Parents That Shred
Posted on Friday, July 27, 2001 by Ryan
July 27, 2001 by Ryan Clements
The parental interest and involvement at the Skatepark of Tampa is at an all time high. I have so much appreciation for the moms and dads that I see at our skateboarding events. I’m talking about the ones that sweat their asses off on the non-ventilated balcony at our All Ages Contests, cheering on their kids’ first kickflips with the same pride as their first steps. These are the middle-aged folks who fight it out to the bitter end in the product tosses (well, maybe the “Mom and Dad Product Tosses” aren’t that gnarly). Witnessing die-hard parents view video premieres and have no idea what’s going down is motivating to me.
Although some skaters may think that it’s lame that their parents are watching and supporting them, it’s actually damn cool. If you’re the child of one of these types, you should give mom and/or dad a pat on the back (feel fortunate if it’s mom and dad nowadays). If your parents are down with you skating and spend their free time carting you and the bros around to different skatespots, then I suggest that you give them a well-deserved thank you. Allow me to pass something on that my wife taught me: You catch a lot more flies with honey. That basically means above everything, it’s most important to be nice, especially to the ones you love. I assure you that everything will go much better at home. If your parents ask a simple favor of you, then just appease them. Trust me on this one. I’ve been on both sides of the fence. I was a skateboarding son and now I’m a skateboarding father.
For the parental units checking this out, times are a changin’. If your kid doesn’t play baseball, football, or soccer…sorry Mom. Get with the times. Blue hair, studded belts, and DC shoes are prevalent in every junior high and high school classroom. Kids are over the pep rallies; they want skateboarding, damn-it! Read the email below that I received from a wonderful wife and mother named Sarah. She was the inspiration for this topic. The bond that her family shares is obvious.
Perhaps you remember us. My husband's name is Todd Strauss. My name is Sarah and our son's name is Riley. We live in the West Palm Beach area and have frequented SPOT whenever we visit Tampa.
Todd has become a stepparent to a sweet little boy who enjoys skating immensely, as well as spending time with his new dad (Todd still skates). I think Todd’s love for the sport has helped cultivate a very special relationship between them. They spend almost every day outside on the launch ramp and railslide that they made together, regardless of how tired they are at the end of a long day. God, I am choking up.
I just wanted to thank you for your dedication to the sport and your dedication to the kids. I know that most of you guys out there are real bad-asses. You shred. You've got scabs and scars. But there's just enough softness that comes through when you talk to the little ones; the ones who one day want to become just like you. I've seen it with my own eyes.
Case in point:
We saw you skate at the Tony Hawk shindig, and even though it was only for a minute and even though you were tremendously busy and tired, you took the time for one photograph with my son. It could’ve rained poop on us that day. Riley didn't care. He admired your physical abilities and it gave him something to work hard for. And you were accessible. Pretty sweet.

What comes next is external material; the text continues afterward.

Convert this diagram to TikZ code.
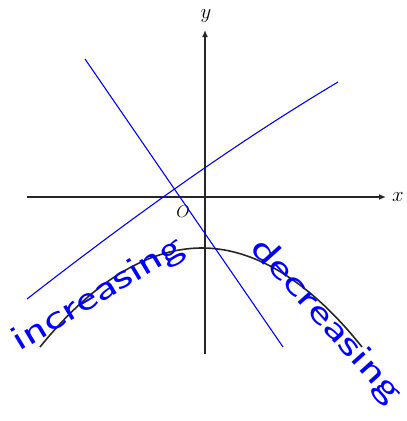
\documentclass[tikz,border=0pt]{standalone}
\usetikzlibrary{arrows.meta}
\begin{document}
\begin{tikzpicture}[x=1pt,y=-1pt,
  axis/.style={line width=1.6pt,draw=black!85,-{Latex[length=7pt,width=6pt]}},
  curve/.style={line width=1.6pt,draw=black!85},
  blueline/.style={line width=1.1pt,draw=blue},
  hand/.style={text=blue,font=\sffamily\fontsize{36}{36}\selectfont,inner sep=0pt,anchor=base},
  lbl/.style={font=\fontsize{20}{20}\selectfont,inner sep=0pt}]
\useasboundingbox (0,0) rectangle (407,421);
% axes
\coordinate (xl) at (27,197);
\coordinate (xr) at (386,197);
\coordinate (yb) at (205,354);
\coordinate (yt) at (205,30);
\draw[axis] (xl) -- (xr);
\draw[axis] (yb) -- (yt);
\node[lbl] (ylab) at (206,16) {$y$};
\node[lbl] (xlab) at (398,197) {$x$};
\node[lbl,font=\fontsize{16}{16}\selectfont] (olab) at (183,212) {$O$};
% parabola
\coordinate (pl) at (40,347);
\coordinate (pv) at (202,248);
\coordinate (pr) at (362,347);
\draw[curve] (pl) parabola bend (pv) (pr);
% blue lines
\coordinate (a1) at (85,59);
\coordinate (a2) at (283,347);
\draw[blueline] (a1) -- (a2);
\coordinate (b1) at (27,299);
\coordinate (b2) at (338,82);
\draw[blueline] (b1) .. controls (131,218) and (234,144) .. (b2);
% handwritten labels
\node[hand,rotate=31,xscale=1.4] (inc) at (103,302) {increasing};
\node[hand,rotate=-48,xscale=1.44] (dec) at (320,327) {decreasing};
\end{tikzpicture}
\end{document}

I hope I speak for all of the parents out there. Keep up the good work. We are grateful for your efforts and those of your staff.
Kids: Be cool to Mom and Dad. They love you more than words can describe and are willing to do anything for you.
Parents: Be accepting of the things that your skateboarding children are doing that you think are ridiculous. I know that you don’t understand the purpose of explicative-ridden hip-hop, switch crooks, and why they always need new shoes, but that’s what they live for.
Thanks, Sarah. You made my week. My thoughts in this piece are dedicated to Lori and Ryan.